In his 1927 classic The Spontaneous Expansion of The Church, Rolland Allen discussed at length how the fear of losing control hindered the spontaneous expansion of the church that Paul and the apostles experienced:

By spontaneous expansion I mean something which we cannot control. And if we cannot control it, we ought, as I think, to rejoice that we cannot control it. For if we cannot control it, it is because it is too great not because it is too small for us. The great things of God are beyond our control. Therein lies a vast hope. Spontaneous expansion could fill the continents with the knowledge of Christ: our control cannot reach as far as that. We constantly bewail our limitations: open doors unentered; doors closed to us as foreign missionaries; fields white to the harvest which we cannot reap. Spontaneous expansion could enter open doors, force closed ones, and reap those white fields. Our control cannot: it can only appeal pitifully for more men to maintain control. There is always something terrifying in the feeling that we are letting loose a force which we cannot control; and when we think of spontaneous expansion in this way, instinctively we begin to be afraid. Whether we consider our doctrine, or our civilization, or our morals, or our organization, in relation to a spontaneous expansion of the Church, we are seized with terror, terror lest spontaneous expansion should lead to disorder. We are quite ready to talk of self-supporting, self-extending and self-governing Churches in the abstract as ideals; but the moment that we think of ourselves as establishing self-supporting, self-governing Churches in the Biblical sense we are met by this fear, a terrible, deadly fear.
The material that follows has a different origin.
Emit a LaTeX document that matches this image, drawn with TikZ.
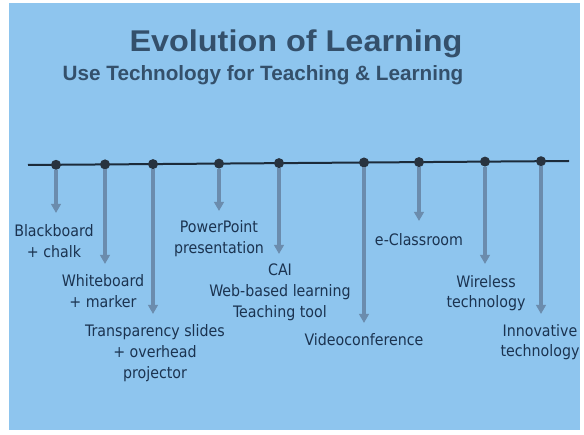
\documentclass[tikz,border=0pt]{standalone}
\usepackage{fontspec}
\setmainfont{Liberation Sans}
\newfontfamily\labfont{DejaVu Sans Condensed}
\usetikzlibrary{arrows.meta}

\definecolor{slidebg}{HTML}{8EC5EE}
\definecolor{titlecol}{HTML}{34506B}
\definecolor{labelcol}{HTML}{1B3350}
\definecolor{linecol}{HTML}{1C2B3A}
\definecolor{dotcol}{HTML}{28333F}
\definecolor{arrowcol}{HTML}{6B8CAD}

\tikzset{
  event/.style={circle, fill=dotcol, inner sep=0pt, minimum size=10pt},
  drop/.style={draw=arrowcol, line width=3.4pt,
    -{Triangle[width=9.5pt,length=9pt]}},
  % captions are placed by the baseline of their last line
  label/.style={text=labelcol, font=\labfont\fontsize{15.8}{20.8}\selectfont,
    align=center, inner sep=0pt, anchor=base},
}

\begin{document}
\begin{tikzpicture}[x=1pt, y=-1pt]
  \useasboundingbox (0,0) rectangle (584,435);
  \fill[white] (0,0) rectangle (584,435);
  \fill[slidebg] (9,3) rectangle (580,430);

  % headings
  \node[text=titlecol, font=\bfseries\fontsize{30}{34}\selectfont,
        anchor=base, inner sep=0pt, xscale=1.08] (title) at (296,52) {Evolution of Learning};
  \node[text=titlecol, font=\bfseries\fontsize{20.7}{24}\selectfont,
        anchor=base, inner sep=0pt] (subtitle) at (263,81) {Use Technology for Teaching \& Learning};

  % timeline axis
  \coordinate (tstart) at (28,165);
  \coordinate (tend) at (569,161);
  \draw[linecol, line width=2pt] (tstart) -- (tend);

  % milestones on the axis
  \node[event] (e1) at (56,164.8) {};
  \node[event] (e2) at (105,164.4) {};
  \node[event] (e3) at (153,164.1) {};
  \node[event] (e4) at (219,163.6) {};
  \node[event] (e5) at (279,163.1) {};
  \node[event] (e6) at (364,162.5) {};
  \node[event] (e7) at (419,162.1) {};
  \node[event] (e8) at (485,161.6) {};
  \node[event] (e9) at (541,161.2) {};

  % arrow tips below each milestone
  \coordinate (a1) at (56,213);
  \coordinate (a2) at (105,264);
  \coordinate (a3) at (153,314);
  \coordinate (a4) at (219,211);
  \coordinate (a5) at (279,254);
  \coordinate (a6) at (364,323);
  \coordinate (a7) at (419,221);
  \coordinate (a8) at (485,264);
  \coordinate (a9) at (541,314);
  \foreach \i in {1,...,9} {
    \draw[drop] (e\i.center) ++(0,5) -- (a\i);
  }

  % milestone captions
  \node[label] (l1) at (54,257.5) {Blackboard\\+ chalk};
  \node[label] (l2) at (103,307.5) {Whiteboard\\+ marker};
  \node[label] (l3) at (155,378.5) {Transparency slides\\+ overhead\\projector};
  \node[label] (l4) at (219,253.5) {PowerPoint\\presentation};
  \node[label] (l5) at (280,317.5) {CAI\\Web-based learning\\Teaching tool};
  \node[label] (l6) at (364,346) {Videoconference};
  \node[label] (l7) at (419,245.5) {e-Classroom};
  \node[label] (l8) at (486,308) {Wireless\\technology};
  \node[label] (l9) at (540,357) {Innovative\\technology};
\end{tikzpicture}
\end{document}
Pastors, missionaries, and Christian workers of all varieties will have to choose between control and greater fruitfulness.

This is not a long book, but anyone interested in DMM/CPM practice will enjoy reading about AJ DeJonge’s journey into Catalytic Student Led Movements. The book appears to be written primarily for Cru staff, but anyone in ministry from pastors to missionaries in any context can learn from this book. It is an illustration of how the principles of CPM / DMM being rediscovered in our generation (previously well known to Roland Allen and John Nevius) can be applied in other ministry contexts.

DMM vs. T4T

Two approaches to Church Planting movements have emerged.  When I was just beginning to learn about CPMs, I learned about both and since the whole CPM paradigm in general was a new way of thinking, it took me some time to really sort out the difference between the two different approaches to Church Planting Movements.  The first is DMM (Disciple Making Movements) pioneered by David Watson in India and now being used extensively around the world by several organizations, especially CityTeam.  The book Miraculous Movements by Jerry Trousdale is an excellent introduction to this approach, as well as Contagious Disciple Making by David and Paul Watson.  The second is T4T (Training For Trainers) pioneered by Ying Kai in China and explained in the book T4T: A Discipleship Re-revolution by Ying Kai and Steve Smith. Both have been extremely effective and have much in common, but also have some significant differences. This little video is an excellent explanation of the two approaches.

For those interested in a more in depth analysis, Ted Esler’s article Coming to Terms With Two Church Planting Paradigms is also a good analysis.